The Yankees and Red Sox used to draw well. But starting in 2012, the Red Sox stopped drawing visiting fans. Then after Jeter retired, the Yankees fans stopped going to the Trop. Last year, for example, average attendance for games against the Yankees was below the Rays average attendance. That wasn't even the case when the Devil Rays were losing 100 games a year.

On a different note, how are the Dunedin Blue Jays doing attendance wise?

Through Game 20, Dunedin Blue Jays attendance is down approximately 200 fans per game. However - and this is huge - they have not yet had their school day promotion, where the stands are filled with kids from Dunedin area elementary schools. That game usually draws thousands and bumps their average up considerably.

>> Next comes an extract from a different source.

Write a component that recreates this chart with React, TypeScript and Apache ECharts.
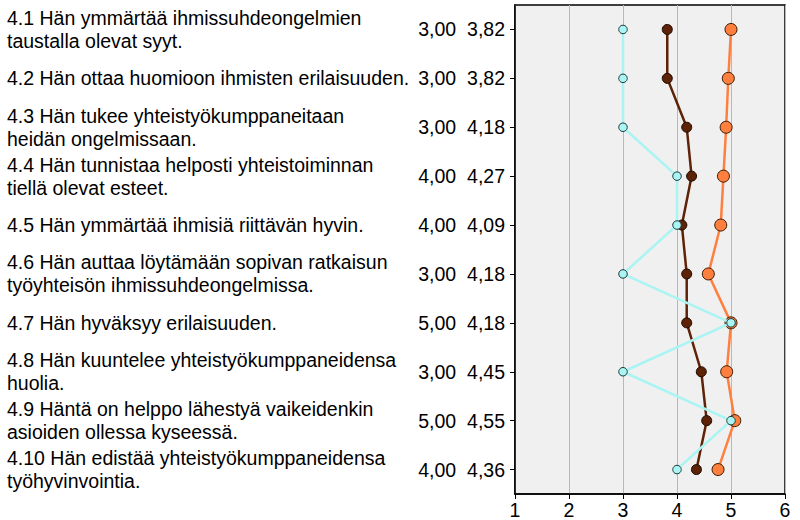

Removing the school day promotion attendance from 2015, Dunedin Blue Jays attendance is down only about 50 people per game. That's not significant at all. One decent turnout and 2016 attendance will be above 2015's.

The biggest question is how long will the Jays stay in Dunedin. They only have one more year left on the lease with the City of Dunedin. Personally, I am not optimistic. Florida Auto Exchange Stadium is small - less than 6,000. It is wedged between a city library, a street, and a neighborhood. There isn't much room to expand. And I don't think Pinellas County will ante up the funds to the City of Dunedin when they have to worry about funding a new Rays stadium. Of course, I also don't expect the Blue Jays to contribute much to renovation or construction costs, because we all know teams don't pay, taxpayers do.

So with a few open locations throughout Florida (Fort Myers, Viera/Melbourne, Kissimmee, and Vero Beach, etc) I will be very surprised if the Blue Jays stay in Dunedin past 2017. If the Dodgers could leave Vero Beach Dodgertown after nearly 60 years, the Jays could very well leave Dunedin after 40.

Finish this sentence....In five years the Rays will be playing in ........ (please say Montreal).

Tampa Bay.

Wasn't the answer I wanted, but thanks for this Michael.